## TASK TO COMPLETE
Show all lines holding "document".

(Collected data)

▬▬▬▬▬▬

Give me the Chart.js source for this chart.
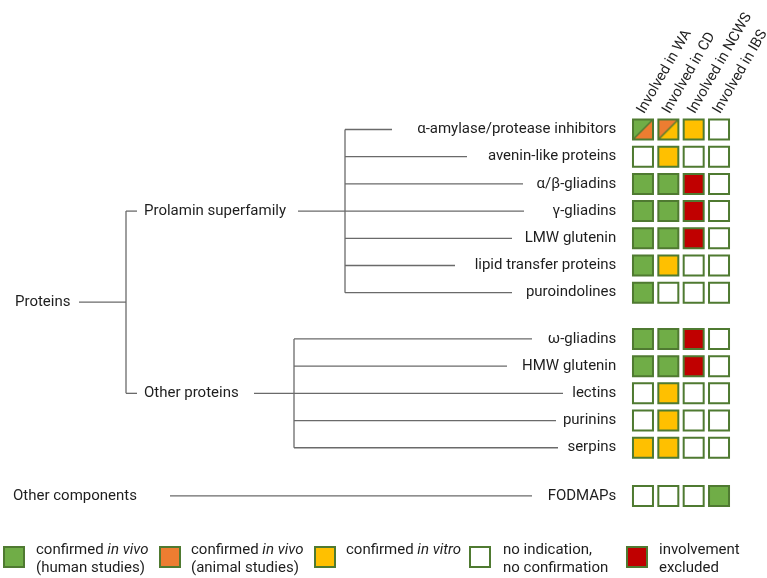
<!DOCTYPE html>
<html>
<head>
<meta charset="utf-8">
<script src="https://cdn.jsdelivr.net/npm/chart.js@4.4.1/dist/chart.umd.min.js"></script>
<style>
  html, body { margin: 0; padding: 0; background: #fff; }
</style>
</head>
<body>
<canvas id="chart" width="767" height="578"></canvas>
<script>
// ---------- Data ----------
const rowLabels = ['α-amylase/protease inhibitors', 'avenin-like proteins', 'α/β-gliadins', 'γ-gliadins',
  'LMW glutenin', 'lipid transfer proteins', 'puroindolines', 'ω-gliadins', 'HMW glutenin',
  'lectins', 'purinins', 'serpins', 'FODMAPs'];
const rowGroup    = [0, 0, 0, 0, 0, 0, 0, 1, 1, 1, 1, 1, 2];
const groupLabels = ['Prolamin superfamily', 'Other proteins', 'Other components'];
const rootLabel   = 'Proteins';   // parent of groups 0 and 1
const columns     = ['Involved in WA', 'Involved in CD', 'Involved in NCWS', 'Involved in IBS'];

// h = in vivo (human), a = in vivo (animal), v = in vitro, n = nothing, x = excluded
const involvedWA   = ['h/a', 'n', 'h', 'h', 'h', 'h', 'h', 'h', 'h', 'n', 'n', 'v', 'n'];
const involvedCD   = ['a/v', 'v', 'h', 'h', 'h', 'v', 'n', 'h', 'h', 'v', 'v', 'v', 'n'];
const involvedNCWS = ['v', 'n', 'x', 'x', 'x', 'n', 'n', 'x', 'x', 'n', 'n', 'n', 'n'];
const involvedIBS  = ['n', 'n', 'n', 'n', 'n', 'n', 'n', 'n', 'n', 'n', 'n', 'n', 'h'];

const legendKeys   = ['h', 'a', 'v', 'n', 'x'];
const legendLabels = [
  ['confirmed *in vivo*', '(human studies)'],
  ['confirmed *in vivo*', '(animal studies)'],
  ['confirmed *in vitro*'],
  ['no indication,', 'no confirmation'],
  ['involvement', 'excluded']
];

// ---------- Styles / layout ----------
const FONT = 'Roboto';
const TEXT = '#1e1e1e';
const COLORS = { h: '#70ad47', a: '#ed7d31', v: '#ffc000', n: '#ffffff', x: '#c00000' };
const CELL_BORDER = '#4f7a31';
const LINE = '#6a6a6a';

const ROW_GAP = [0, 0.7, 1.47];           // extra space before each group (row units)
const Y_AXIS_WIDTH = 630.3;
const X_AXIS_HEIGHT = 115.9;

const TREE = {
  rootX: 15, rootLine: [79, 126], tickEnd: 137,
  groupTextX: [144, 144, 13],
  groupLineStart: [298, 254, 170],
  bracketX: [345, 294, null],
  connectorEnd: [392, 467, 523, 524, 512, 455, 512, 532, 507, 563, 556, 558, 532]
};
const LEGEND = { boxX: [3, 159, 314, 469, 626], textX: [36, 191, 346, 503, 659], boxTop: 546, size: 22, lineY: [550, 568] };

function fitFontSize(text, width) {
  const c = document.createElement('canvas').getContext('2d');
  c.font = '100px ' + FONT;
  return Math.round(100 * width / c.measureText(text).width * 2) / 2;
}
const FS = fitFontSize('Prolamin superfamily', 141);

Chart.defaults.font.family = FONT;
Chart.defaults.font.size = FS;

// ---------- Helpers ----------
const rowValue = rowLabels.map((_, i) => i + ROW_GAP[rowGroup[i]]);
const series = [involvedWA, involvedCD, involvedNCWS, involvedIBS];

function splitCell(c1, c2) {
  const cv = document.createElement('canvas');
  cv.width = 24; cv.height = 24;
  const g = cv.getContext('2d');
  g.fillStyle = COLORS[c1];
  g.beginPath(); g.moveTo(2, 2); g.lineTo(22, 2); g.lineTo(2, 22); g.closePath(); g.fill();
  g.fillStyle = COLORS[c2];
  g.beginPath(); g.moveTo(22, 2); g.lineTo(22, 22); g.lineTo(2, 22); g.closePath(); g.fill();
  g.strokeStyle = CELL_BORDER;
  g.lineWidth = 1.5;
  g.beginPath(); g.moveTo(2, 22); g.lineTo(22, 2); g.stroke();
  g.lineWidth = 2;
  g.strokeRect(2, 2, 20, 20);
  return cv;
}

const codes = [...new Set(series.flat())];
const datasets = codes.map(code => ({
  label: code,
  data: series.flatMap((col, ci) =>
    col.map((c, ri) => (c === code ? { x: ci, y: rowValue[ri] } : null)).filter(Boolean)),
  pointStyle: code.includes('/') ? splitCell(...code.split('/')) : 'rect',
  pointRadius: 14.14,
  backgroundColor: COLORS[code] || '#fff',
  borderColor: CELL_BORDER,
  borderWidth: 2,
  clip: false
}));

// text with *italic* parts
function drawRich(ctx, str, x, y) {
  str.split('*').forEach((part, i) => {
    if (!part) return;
    ctx.font = (i % 2 ? 'italic ' : '') + FS + 'px ' + FONT;
    ctx.fillText(part, x, y);
    x += ctx.measureText(part).width;
  });
}

// ---------- Tree + legend plugin ----------
const treePlugin = {
  id: 'tree',
  afterDraw(chart) {
    const { ctx } = chart;
    const y = chart.scales.y;
    const py = v => y.getPixelForValue(v);
    const hline = (x1, x2, yy) => { ctx.beginPath(); ctx.moveTo(x1, yy); ctx.lineTo(x2, yy); ctx.stroke(); };
    const vline = (xx, y1, y2) => { ctx.beginPath(); ctx.moveTo(xx, y1); ctx.lineTo(xx, y2); ctx.stroke(); };

    ctx.save();
    ctx.strokeStyle = LINE;
    ctx.lineWidth = 1.3;
    ctx.fillStyle = TEXT;
    ctx.textBaseline = 'middle';
    ctx.textAlign = 'left';
    ctx.font = FS + 'px ' + FONT;

    const groupY = [];
    groupLabels.forEach((name, g) => {
      const rows = rowGroup.map((gg, i) => (gg === g ? i : -1)).filter(i => i >= 0);
      const mid = rows[Math.floor(rows.length / 2)];
      const gy = py(rowValue[mid]);
      groupY.push(gy);
      ctx.fillText(name, TREE.groupTextX[g], gy);
      hline(TREE.groupLineStart[g], TREE.connectorEnd[mid], gy);
      if (TREE.bracketX[g] != null) {
        const bx = TREE.bracketX[g];
        vline(bx, py(rowValue[rows[0]]), py(rowValue[rows[rows.length - 1]]));
        rows.forEach(r => { if (r !== mid) hline(bx, TREE.connectorEnd[r], py(rowValue[r])); });
      }
    });

    // root bracket joining the two protein groups
    const ry = (groupY[0] + groupY[1]) / 2;
    ctx.fillText(rootLabel, TREE.rootX, ry);
    hline(TREE.rootLine[0], TREE.rootLine[1], ry);
    vline(TREE.rootLine[1], groupY[0], groupY[1]);
    hline(TREE.rootLine[1], TREE.tickEnd, groupY[0]);
    hline(TREE.rootLine[1], TREE.tickEnd, groupY[1]);

    // legend
    legendKeys.forEach((k, i) => {
      ctx.fillStyle = COLORS[k];
      ctx.fillRect(LEGEND.boxX[i], LEGEND.boxTop, LEGEND.size, LEGEND.size);
      ctx.strokeStyle = CELL_BORDER;
      ctx.lineWidth = 2;
      ctx.strokeRect(LEGEND.boxX[i] + 1, LEGEND.boxTop + 1, LEGEND.size - 2, LEGEND.size - 2);
      ctx.fillStyle = TEXT;
      legendLabels[i].forEach((line, li) => drawRich(ctx, line, LEGEND.textX[i], LEGEND.lineY[li]));
    });
    ctx.restore();
  }
};

// ---------- Chart ----------
new Chart(document.getElementById('chart'), {
  type: 'scatter',
  data: { datasets },
  options: {
    responsive: false,
    animation: false,
    events: [],
    layout: { autoPadding: false, padding: { top: 0, left: 0, right: 35.3, bottom: 67.7 } },
    plugins: { legend: { display: false }, tooltip: { enabled: false } },
    scales: {
      x: {
        type: 'linear', position: 'top', min: -0.5, max: 3.5,
        grid: { display: false, drawTicks: false }, border: { display: false },
        afterBuildTicks: s => { s.ticks = columns.map((_, i) => ({ value: i })); },
        afterFit: s => { s.height = X_AXIS_HEIGHT; s.paddingLeft = 0; s.paddingRight = 0; },
        ticks: { autoSkip: false, minRotation: 60, maxRotation: 60, padding: -1, labelOffset: 13,
          color: TEXT, font: { size: FS - 0.5 }, callback: (v, i) => columns[i] }
      },
      y: {
        type: 'linear', position: 'left', reverse: true, min: -0.5, max: 14,
        grid: { display: false, drawTicks: false }, border: { display: false },
        afterBuildTicks: s => { s.ticks = rowValue.map(v => ({ value: v })); },
        afterFit: s => { s.width = Y_AXIS_WIDTH; s.paddingTop = 0; s.paddingBottom = 0; },
        ticks: { autoSkip: false, padding: 14, color: TEXT, callback: (v, i) => rowLabels[i] }
      }
    }
  },
  plugins: [treePlugin]
});
</script>
</body>
</html>
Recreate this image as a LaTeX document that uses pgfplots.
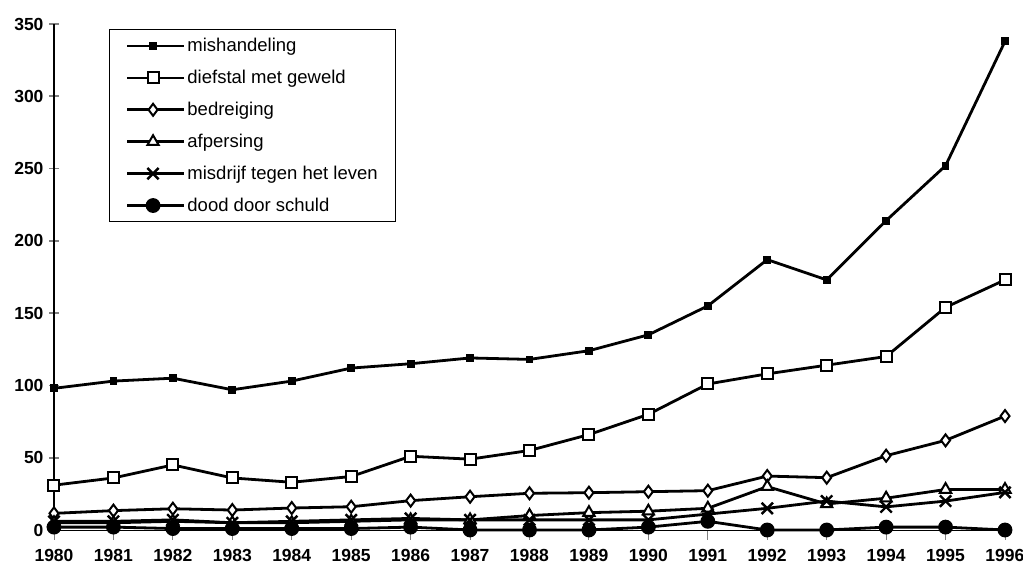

▬▬▬▬▬▬

## RESULT OF THE EXERCISE
  const c = document.createElement('canvas').getContext('2d');
  const cv = document.createElement('canvas');
new Chart(document.getElementById('chart'), {
Recreate this image as a LaTeX document that uses pgfplots.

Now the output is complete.